By Lowell L. Kalapa
(Released on 12/20/09)
These difficult economic times may, in fact, provide an opportunity for taxpayers to send elected officials a loud and clear message for change. However, it will also necessitate a change in taxpayers’ attitude about the potential for change to happen.
The glacier of state and county bureaucracy is so huge, many both within and outside of government shrug their shoulders when one suggests that changes need to be made. For example, those familiar with the maze of permitting requirements for housing developments throw their hands up and sigh that there can never be any changes to the system. Forget that it takes a minimum of five years to re-zone land into urban use and secure the necessary approvals before the first spade can be put into the ground.
Because of the lengthy process, millions of dollars will have been invested in a project even before the first house is built. This is because the cost of securing the necessary approvals involves such lengthy time commitments, the funds must be advanced or borrowed on which interest must be paid. In one case, it took a developer so long to get to the point of construction, the original landowner took the land back and now the developer has nothing to show for all the time and money invested in the project.
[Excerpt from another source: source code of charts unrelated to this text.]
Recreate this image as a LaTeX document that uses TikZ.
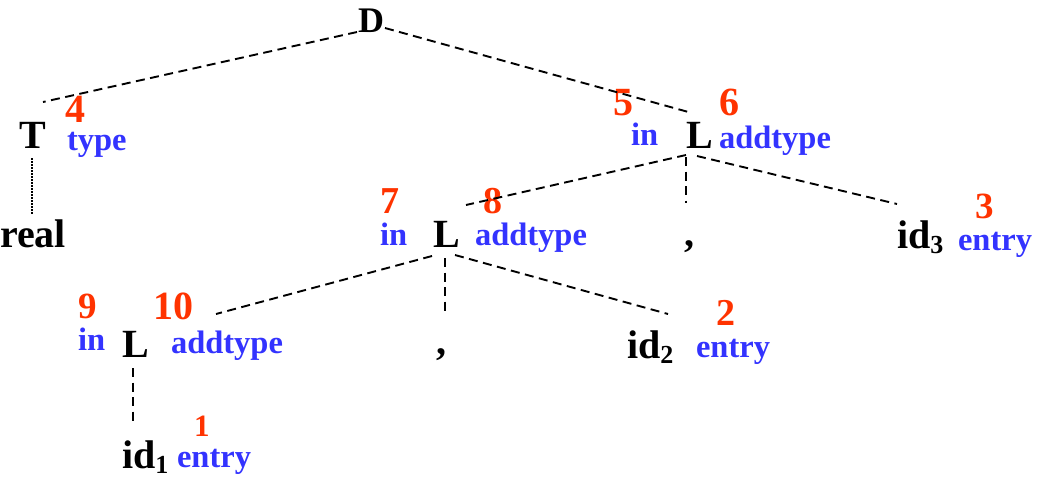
\documentclass[tikz,border=0pt]{standalone}
\usepackage{fontspec}
\setmainfont{Liberation Serif}
\definecolor{numred}{RGB}{255,51,0}
\definecolor{attblue}{RGB}{51,51,255}
\newcommand{\mysub}[1]{\raisebox{-5pt}{\fontsize{26}{26}\selectfont #1}}
\begin{document}
\begin{tikzpicture}[x=1pt,y=-1pt,
  every node/.style={inner sep=0pt,outer sep=0pt,anchor=base west},
  sym/.style={font=\bfseries\fontsize{40}{42}\selectfont,text=black},
  att/.style={font=\bfseries\fontsize{32.5}{34}\selectfont,text=attblue},
  num/.style={font=\bfseries\fontsize{#1}{#1}\selectfont,text=numred},
  edge/.style={line width=1.9pt,dash pattern=on 9pt off 5.5pt},
  dotedge/.style={line width=1.5pt,dash pattern=on 1.5pt off 1.5pt}]
\useasboundingbox (0,0) rectangle (1037,480);
% symbols
\node[sym,font=\bfseries\fontsize{36}{40}\selectfont,anchor=base] (D) at (371,32) {D};
\node[sym,anchor=base] (T) at (33,148) {T};
\node[sym] (real) at (0,247) {real};
\node[sym] (L6) at (686,148) {L};
\node[sym] (L8) at (433,247) {L};
\node[sym] (c6) at (684,246) {,};
\node[sym] (id3) at (897,248) {id\mysub{3}};
\node[sym] (L10) at (122,357) {L};
\node[sym] (c8) at (436,354) {,};
\node[sym] (id2) at (627,358) {id\mysub{2}};
\node[sym] (id1) at (122,468) {id\mysub{1}};
% red numbers
\node[num=40] (n4) at (65,122) {4};
\node[num=40] (n5) at (613,115) {5};
\node[num=40] (n6) at (719,115) {6};
\node[num=38] (n7) at (380,213) {7};
\node[num=38] (n8) at (483,213) {8};
\node[num=37] (n3) at (975,218) {3};
\node[num=37] (n9) at (78,318) {9};
\node[num=40] (n10) at (153,319) {10};
\node[num=38] (n2) at (716,325) {2};
\node[num=31] (n1) at (194,436) {1};
% blue attributes
\node[att] (aT) at (67,150) {type};
\node[att] (in6) at (631,145) {in};
\node[att] (ad6) at (719,148) {addtype};
\node[att] (in8) at (380,245) {in};
\node[att] (ad8) at (475,245) {addtype};
\node[att] (en3) at (958,250) {entry};
\node[att] (in10) at (78,350) {in};
\node[att] (ad10) at (171,353) {addtype};
\node[att] (en2) at (696,357) {entry};
\node[att] (en1) at (177,467) {entry};
% connector end points
\coordinate (Dl) at (357,32);
\coordinate (Dr) at (385,28);
\coordinate (Tt) at (43,102);
\coordinate (Tb) at (32,158);
\coordinate (realt) at (32,215);
\coordinate (L6t) at (692,113);
\coordinate (L6l) at (686,155);
\coordinate (L6b) at (686,157);
\coordinate (L6r) at (697,156);
\coordinate (L8t) at (466,205);
\coordinate (c6t) at (686,203);
\coordinate (id3t) at (897,204);
\coordinate (L8l) at (432,256);
\coordinate (L8b) at (445,258);
\coordinate (L8r) at (455,255);
\coordinate (L10t) at (216,314);
\coordinate (c8t) at (445,313);
\coordinate (id2t) at (668,314);
\coordinate (L10b) at (133,368);
\coordinate (id1t) at (133,425);
% connectors
\draw[edge] (Dl) -- (Tt);
\draw[edge] (Dr) -- (L6t);
\draw[dotedge] (Tb) -- (realt);
\draw[edge] (L6l) -- (L8t);
\draw[edge] (L6b) -- (c6t);
\draw[edge] (L6r) -- (id3t);
\draw[edge] (L8l) -- (L10t);
\draw[edge] (L8b) -- (c8t);
\draw[edge] (L8r) -- (id2t);
\draw[edge] (L10b) -- (id1t);
\end{tikzpicture}
\end{document}
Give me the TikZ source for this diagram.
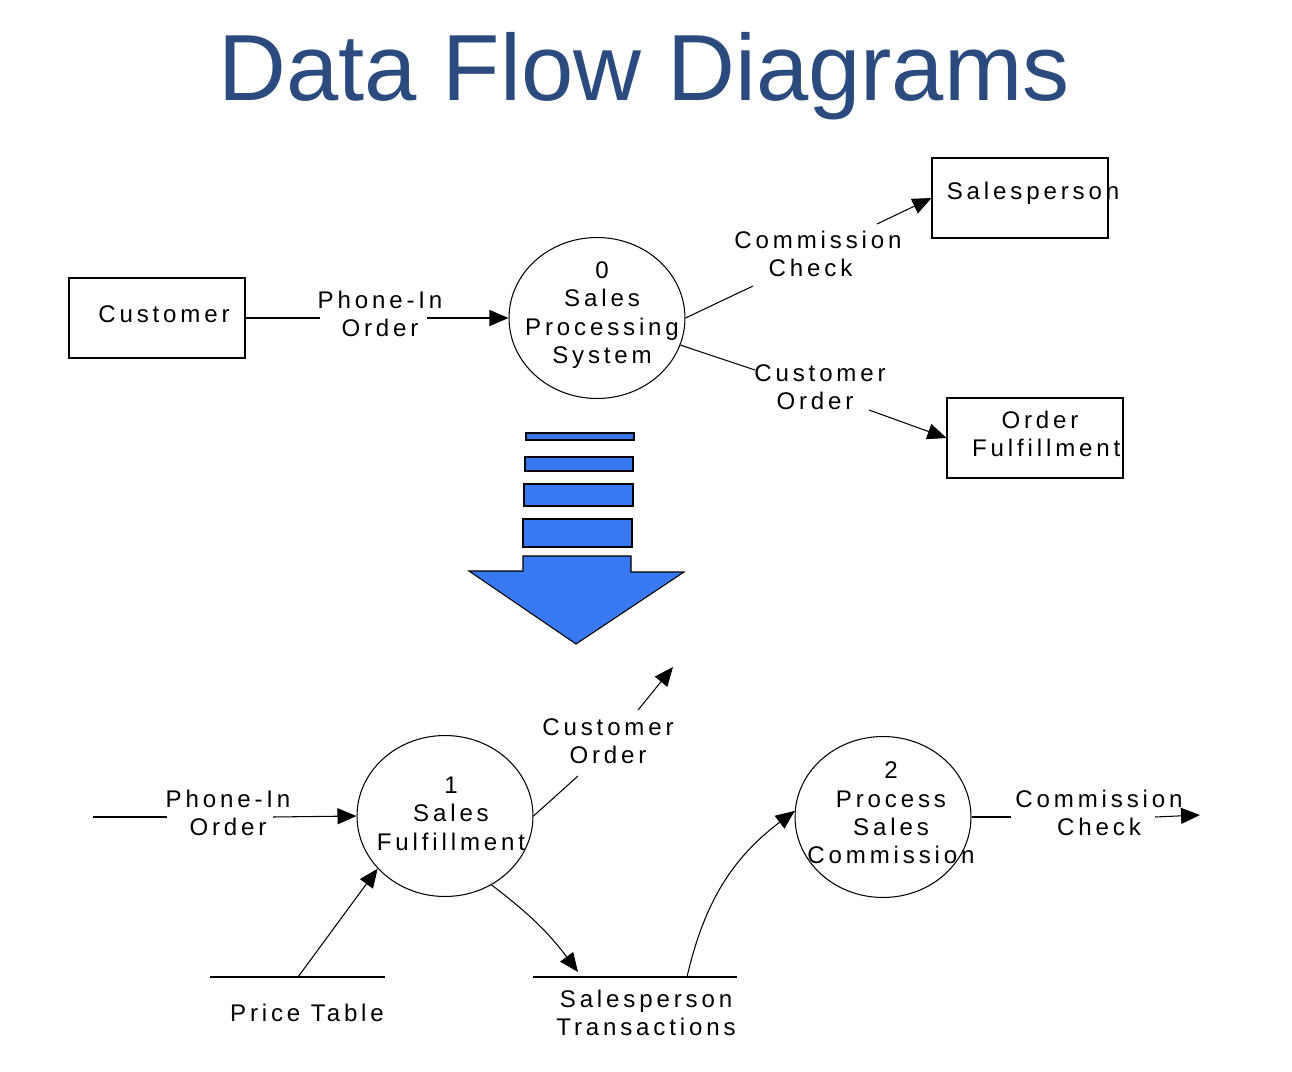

While elected officials continue to whine and wring their hands over the homeless and the lack of affordable housing, they should look for the culprit in the nearest mirror. Why isn’t there more affordable housing? The term “affordable” is an oxymoron when it comes to the hurdles put in place by government. What few “affordable” units there are is either because of a government mandate or where the cost of construction is subsidized as in the case of volunteers for Habitat for Humanity projects or the sweat equity of families in self-help housing projects.
Even permits for modifications of a building can take an eon to secure because no one wants to make a decision because the decision just might be wrong and no one wants to take the blame for making a wrong decision. Either that or an application will be rejected and no reason is given leaving the applicant wondering which part of the application was incorrect. As a result, the permitting process is drawn out and hundreds, if not thousands, of dollars are expended and re-expended as a result of the delay.
Both developers and labor should be concerned because it is these delays that stand in the way of valuable jobs in the construction industry and add to the cost of bringing affordable housing to market. However, what it does mean is that government has to be a part of the solution rather than part of the problem as this community can no longer afford to do things as they have been done for the past 50 years.
While we have highlighted the building, zoning and permitting process here, the same can be said of many other functions of state and county government. Both lawmakers, as well as administrators, need to sit down and ask themselves, “Could this service be delivered more efficiently and faster?” They should also ask, “whether or not this is a service that could be done by someone outside of government.”
In these difficult economic times as government watches it resources wane, business as usual must be rejected in favor of finding new and better ways to serve the public, providing a system of services that will enhance economic activity rather than throw road blocks before progress. Leaders in both the private and public sector cannot resign themselves to an attitude that is willing to accept what has been rather than what could be.
As we sit on the horizon of a new year and more importantly on the horizon of a new legislative session, it is important that lawmakers and taxpayers, as well as the rank and file within government, accept the challenge to view government from a new perspective, from a viewpoint that asks, “Why not?” We should all put the notion that things will never change behind us and look forward to finding better and new ways that foster a growing, healthy environment for all walks of life.
In some ways it may also mean doing without some of the programs and services to which we have been accustomed to having government provide while taking on more personal responsibility and holding those who make the decisions that govern our community accountable for those decisions. In that respect, these hard economic times must force all of us to reinvent government and what we expect for our hard-earned tax dollars.